== Written instruction ==
Retype, exactly as they stand, the lines from the start of the data to the line that contains "Chart.register(...registerables);", both ends included. Leave the pictures out.

++++ Dataset extract ++++

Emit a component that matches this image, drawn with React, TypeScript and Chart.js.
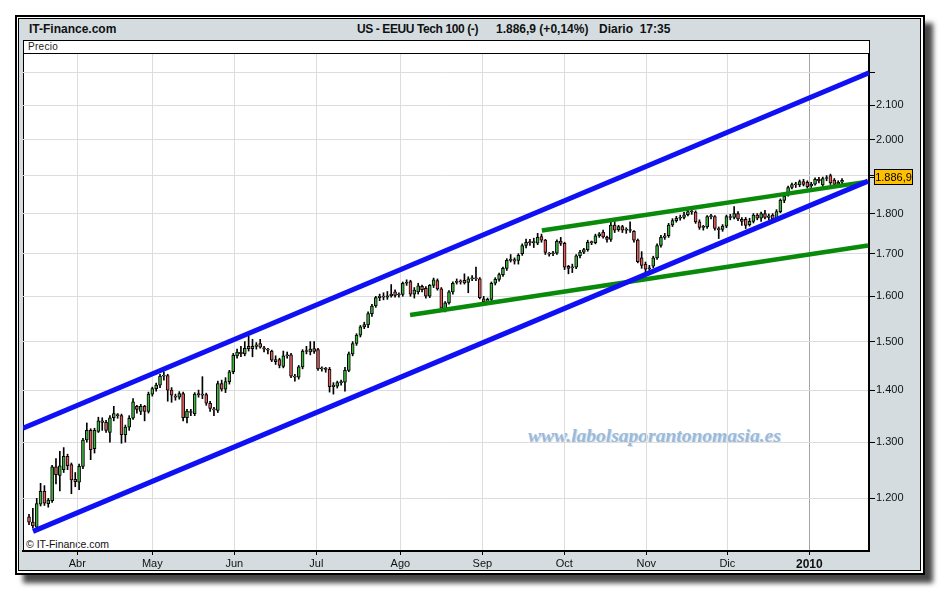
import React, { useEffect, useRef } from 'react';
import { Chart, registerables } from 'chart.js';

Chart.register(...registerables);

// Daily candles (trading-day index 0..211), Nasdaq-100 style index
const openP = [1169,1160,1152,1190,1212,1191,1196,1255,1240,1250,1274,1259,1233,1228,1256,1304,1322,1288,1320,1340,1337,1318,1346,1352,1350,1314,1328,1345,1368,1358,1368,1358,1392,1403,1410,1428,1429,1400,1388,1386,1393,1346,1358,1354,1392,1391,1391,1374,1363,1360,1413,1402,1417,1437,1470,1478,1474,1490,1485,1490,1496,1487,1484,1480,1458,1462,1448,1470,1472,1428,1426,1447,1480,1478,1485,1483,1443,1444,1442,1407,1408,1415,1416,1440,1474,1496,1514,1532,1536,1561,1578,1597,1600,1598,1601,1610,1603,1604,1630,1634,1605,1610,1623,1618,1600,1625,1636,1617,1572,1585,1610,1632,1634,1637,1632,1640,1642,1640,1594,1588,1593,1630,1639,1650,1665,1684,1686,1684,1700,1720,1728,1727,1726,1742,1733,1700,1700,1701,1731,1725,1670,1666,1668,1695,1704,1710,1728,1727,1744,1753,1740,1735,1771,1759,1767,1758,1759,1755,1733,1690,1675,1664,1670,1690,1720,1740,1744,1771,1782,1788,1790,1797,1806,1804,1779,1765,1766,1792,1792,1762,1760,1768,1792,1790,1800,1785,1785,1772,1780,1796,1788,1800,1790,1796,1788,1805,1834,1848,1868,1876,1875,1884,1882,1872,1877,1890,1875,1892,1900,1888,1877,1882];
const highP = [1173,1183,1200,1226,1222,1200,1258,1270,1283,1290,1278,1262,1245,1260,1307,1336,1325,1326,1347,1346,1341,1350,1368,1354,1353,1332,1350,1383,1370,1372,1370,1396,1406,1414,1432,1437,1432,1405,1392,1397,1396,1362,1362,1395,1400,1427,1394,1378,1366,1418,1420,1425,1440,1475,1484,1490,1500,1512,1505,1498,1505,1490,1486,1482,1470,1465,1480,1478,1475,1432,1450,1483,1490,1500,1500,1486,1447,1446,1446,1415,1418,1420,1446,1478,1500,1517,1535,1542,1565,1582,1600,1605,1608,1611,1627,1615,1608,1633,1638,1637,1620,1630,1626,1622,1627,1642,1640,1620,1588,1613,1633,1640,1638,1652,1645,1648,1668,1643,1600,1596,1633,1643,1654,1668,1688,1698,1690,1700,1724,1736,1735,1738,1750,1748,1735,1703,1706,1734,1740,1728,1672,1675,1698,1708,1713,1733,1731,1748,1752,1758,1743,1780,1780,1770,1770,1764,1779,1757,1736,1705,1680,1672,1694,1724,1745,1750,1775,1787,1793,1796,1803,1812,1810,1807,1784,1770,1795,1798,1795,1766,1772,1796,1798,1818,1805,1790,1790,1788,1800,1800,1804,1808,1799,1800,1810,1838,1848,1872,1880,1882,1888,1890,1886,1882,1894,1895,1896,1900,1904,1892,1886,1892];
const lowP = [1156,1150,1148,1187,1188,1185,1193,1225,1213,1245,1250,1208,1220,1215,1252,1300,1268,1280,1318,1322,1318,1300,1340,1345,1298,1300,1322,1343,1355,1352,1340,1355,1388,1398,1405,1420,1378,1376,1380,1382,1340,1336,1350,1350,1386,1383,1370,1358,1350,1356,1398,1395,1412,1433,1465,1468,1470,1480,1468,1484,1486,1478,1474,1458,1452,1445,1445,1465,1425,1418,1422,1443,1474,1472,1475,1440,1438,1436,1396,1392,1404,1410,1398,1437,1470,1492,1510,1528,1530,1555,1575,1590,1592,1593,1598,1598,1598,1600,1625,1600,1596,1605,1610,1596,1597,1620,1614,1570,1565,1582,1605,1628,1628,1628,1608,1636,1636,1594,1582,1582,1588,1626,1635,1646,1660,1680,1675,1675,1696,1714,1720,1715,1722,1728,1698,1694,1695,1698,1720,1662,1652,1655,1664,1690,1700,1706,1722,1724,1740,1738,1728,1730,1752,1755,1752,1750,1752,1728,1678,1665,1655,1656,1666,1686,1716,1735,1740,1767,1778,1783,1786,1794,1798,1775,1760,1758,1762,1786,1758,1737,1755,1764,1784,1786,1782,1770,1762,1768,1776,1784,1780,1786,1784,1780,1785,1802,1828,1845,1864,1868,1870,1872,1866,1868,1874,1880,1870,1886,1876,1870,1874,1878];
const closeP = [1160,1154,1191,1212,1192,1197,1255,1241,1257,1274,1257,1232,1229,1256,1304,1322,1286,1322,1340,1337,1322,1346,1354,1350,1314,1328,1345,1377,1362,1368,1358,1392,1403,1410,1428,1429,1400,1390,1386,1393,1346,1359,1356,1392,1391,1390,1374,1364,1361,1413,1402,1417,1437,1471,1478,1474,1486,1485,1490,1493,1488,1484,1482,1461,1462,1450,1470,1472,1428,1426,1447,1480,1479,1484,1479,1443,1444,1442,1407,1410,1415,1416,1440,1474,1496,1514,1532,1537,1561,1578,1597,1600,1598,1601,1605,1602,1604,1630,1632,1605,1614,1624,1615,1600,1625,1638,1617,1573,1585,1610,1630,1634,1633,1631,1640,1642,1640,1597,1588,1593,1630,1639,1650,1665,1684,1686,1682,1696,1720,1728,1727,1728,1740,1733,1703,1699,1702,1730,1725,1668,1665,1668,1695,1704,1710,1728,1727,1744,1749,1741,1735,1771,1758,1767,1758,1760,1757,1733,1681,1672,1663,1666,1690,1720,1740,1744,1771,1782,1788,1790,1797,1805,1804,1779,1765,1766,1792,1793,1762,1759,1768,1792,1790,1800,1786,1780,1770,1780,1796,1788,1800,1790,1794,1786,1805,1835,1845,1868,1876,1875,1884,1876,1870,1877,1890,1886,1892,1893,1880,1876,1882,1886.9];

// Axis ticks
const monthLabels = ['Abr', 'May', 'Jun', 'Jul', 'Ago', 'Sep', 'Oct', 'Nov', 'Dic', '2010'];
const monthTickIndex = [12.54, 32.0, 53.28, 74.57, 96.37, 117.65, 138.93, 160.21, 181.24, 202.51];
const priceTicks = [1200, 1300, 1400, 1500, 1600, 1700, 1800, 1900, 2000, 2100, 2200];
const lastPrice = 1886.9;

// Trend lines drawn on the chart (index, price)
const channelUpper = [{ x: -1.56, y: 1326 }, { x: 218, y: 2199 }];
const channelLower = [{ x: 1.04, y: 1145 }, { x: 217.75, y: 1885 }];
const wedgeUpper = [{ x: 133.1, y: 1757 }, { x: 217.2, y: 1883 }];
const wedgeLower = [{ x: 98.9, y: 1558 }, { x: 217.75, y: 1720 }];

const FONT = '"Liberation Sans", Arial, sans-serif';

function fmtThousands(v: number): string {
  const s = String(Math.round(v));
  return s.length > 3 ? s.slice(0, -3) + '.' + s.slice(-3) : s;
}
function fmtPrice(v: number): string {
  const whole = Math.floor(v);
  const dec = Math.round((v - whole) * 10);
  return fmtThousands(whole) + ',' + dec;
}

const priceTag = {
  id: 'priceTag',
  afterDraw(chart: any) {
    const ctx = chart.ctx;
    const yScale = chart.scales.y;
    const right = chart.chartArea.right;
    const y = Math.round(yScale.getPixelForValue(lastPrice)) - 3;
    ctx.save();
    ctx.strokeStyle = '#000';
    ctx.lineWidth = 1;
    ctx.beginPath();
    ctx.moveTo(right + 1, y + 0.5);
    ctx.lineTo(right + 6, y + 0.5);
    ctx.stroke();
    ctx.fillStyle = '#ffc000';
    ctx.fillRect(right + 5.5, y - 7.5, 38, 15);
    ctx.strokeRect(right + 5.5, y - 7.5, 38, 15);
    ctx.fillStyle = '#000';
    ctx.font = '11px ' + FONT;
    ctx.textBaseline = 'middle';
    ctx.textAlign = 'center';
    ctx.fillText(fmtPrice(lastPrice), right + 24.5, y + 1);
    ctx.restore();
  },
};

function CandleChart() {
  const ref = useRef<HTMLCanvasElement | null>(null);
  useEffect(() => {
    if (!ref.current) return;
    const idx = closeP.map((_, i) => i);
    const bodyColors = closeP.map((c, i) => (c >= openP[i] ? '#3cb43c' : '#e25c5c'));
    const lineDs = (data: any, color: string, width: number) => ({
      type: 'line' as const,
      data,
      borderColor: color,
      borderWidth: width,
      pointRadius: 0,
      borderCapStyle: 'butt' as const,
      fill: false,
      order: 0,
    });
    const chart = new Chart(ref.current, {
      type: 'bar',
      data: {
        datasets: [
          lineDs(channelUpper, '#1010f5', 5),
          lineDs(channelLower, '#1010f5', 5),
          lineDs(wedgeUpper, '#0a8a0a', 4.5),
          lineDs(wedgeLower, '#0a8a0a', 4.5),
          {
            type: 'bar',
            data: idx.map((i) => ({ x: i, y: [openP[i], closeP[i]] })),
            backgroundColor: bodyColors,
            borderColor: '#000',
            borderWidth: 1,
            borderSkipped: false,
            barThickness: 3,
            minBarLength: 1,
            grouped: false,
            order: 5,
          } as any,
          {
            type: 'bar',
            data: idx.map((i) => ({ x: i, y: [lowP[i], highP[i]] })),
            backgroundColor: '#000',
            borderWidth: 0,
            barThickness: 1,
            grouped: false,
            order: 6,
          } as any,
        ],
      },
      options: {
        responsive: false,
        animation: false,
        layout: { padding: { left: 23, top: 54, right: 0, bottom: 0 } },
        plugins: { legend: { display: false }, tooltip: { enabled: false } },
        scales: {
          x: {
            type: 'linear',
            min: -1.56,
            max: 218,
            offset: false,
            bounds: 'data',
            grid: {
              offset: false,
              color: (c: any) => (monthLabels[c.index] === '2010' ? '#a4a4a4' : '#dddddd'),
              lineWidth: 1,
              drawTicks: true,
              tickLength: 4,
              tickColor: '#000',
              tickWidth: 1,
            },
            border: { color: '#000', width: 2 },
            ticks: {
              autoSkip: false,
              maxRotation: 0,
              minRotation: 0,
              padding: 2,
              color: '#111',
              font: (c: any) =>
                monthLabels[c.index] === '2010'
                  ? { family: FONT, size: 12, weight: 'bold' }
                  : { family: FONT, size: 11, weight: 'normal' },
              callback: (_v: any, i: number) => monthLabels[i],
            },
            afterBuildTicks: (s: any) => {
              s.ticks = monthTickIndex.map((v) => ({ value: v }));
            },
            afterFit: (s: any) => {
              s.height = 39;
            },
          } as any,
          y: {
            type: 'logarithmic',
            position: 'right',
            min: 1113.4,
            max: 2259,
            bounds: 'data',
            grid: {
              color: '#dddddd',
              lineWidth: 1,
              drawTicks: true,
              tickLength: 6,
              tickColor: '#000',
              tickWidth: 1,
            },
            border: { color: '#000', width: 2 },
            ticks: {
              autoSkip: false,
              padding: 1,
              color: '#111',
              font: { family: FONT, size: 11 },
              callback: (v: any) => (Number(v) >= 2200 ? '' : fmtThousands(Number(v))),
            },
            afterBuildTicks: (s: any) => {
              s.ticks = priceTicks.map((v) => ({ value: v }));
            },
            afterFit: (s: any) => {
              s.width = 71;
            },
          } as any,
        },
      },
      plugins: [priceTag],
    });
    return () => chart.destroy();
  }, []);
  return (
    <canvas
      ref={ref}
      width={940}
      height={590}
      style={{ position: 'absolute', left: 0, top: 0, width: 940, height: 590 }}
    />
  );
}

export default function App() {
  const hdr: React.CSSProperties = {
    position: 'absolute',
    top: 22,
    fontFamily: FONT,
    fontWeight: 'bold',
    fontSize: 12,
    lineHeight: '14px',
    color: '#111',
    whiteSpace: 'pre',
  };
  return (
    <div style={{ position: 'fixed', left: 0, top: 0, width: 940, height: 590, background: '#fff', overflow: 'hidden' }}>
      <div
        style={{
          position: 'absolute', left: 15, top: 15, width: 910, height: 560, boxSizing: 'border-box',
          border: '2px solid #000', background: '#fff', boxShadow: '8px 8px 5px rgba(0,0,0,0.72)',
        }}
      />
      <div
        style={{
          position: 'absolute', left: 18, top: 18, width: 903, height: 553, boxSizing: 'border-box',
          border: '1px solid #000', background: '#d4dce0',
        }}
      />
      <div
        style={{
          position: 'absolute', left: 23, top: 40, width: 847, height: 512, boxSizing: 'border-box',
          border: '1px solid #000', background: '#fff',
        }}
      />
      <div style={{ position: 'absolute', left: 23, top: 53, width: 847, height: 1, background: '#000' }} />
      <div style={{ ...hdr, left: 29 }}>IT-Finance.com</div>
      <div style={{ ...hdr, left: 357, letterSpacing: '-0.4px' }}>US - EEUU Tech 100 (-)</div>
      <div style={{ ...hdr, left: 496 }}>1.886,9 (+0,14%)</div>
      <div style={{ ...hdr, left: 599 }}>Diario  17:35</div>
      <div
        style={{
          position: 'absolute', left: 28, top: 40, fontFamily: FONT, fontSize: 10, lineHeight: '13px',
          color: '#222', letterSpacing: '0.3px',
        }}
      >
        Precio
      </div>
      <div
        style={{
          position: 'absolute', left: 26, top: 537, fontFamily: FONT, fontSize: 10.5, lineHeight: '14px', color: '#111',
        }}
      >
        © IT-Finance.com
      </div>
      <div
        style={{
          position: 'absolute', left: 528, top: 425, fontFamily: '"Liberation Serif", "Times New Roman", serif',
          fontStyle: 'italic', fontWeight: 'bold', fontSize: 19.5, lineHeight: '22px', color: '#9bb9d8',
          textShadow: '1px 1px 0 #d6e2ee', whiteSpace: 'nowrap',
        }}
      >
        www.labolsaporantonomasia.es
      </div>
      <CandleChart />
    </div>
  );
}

++++

== Right answer ==
Emit a component that matches this image, drawn with React, TypeScript and Chart.js.
import React, { useEffect, useRef } from 'react';
import { Chart, registerables } from 'chart.js';

Chart.register(...registerables);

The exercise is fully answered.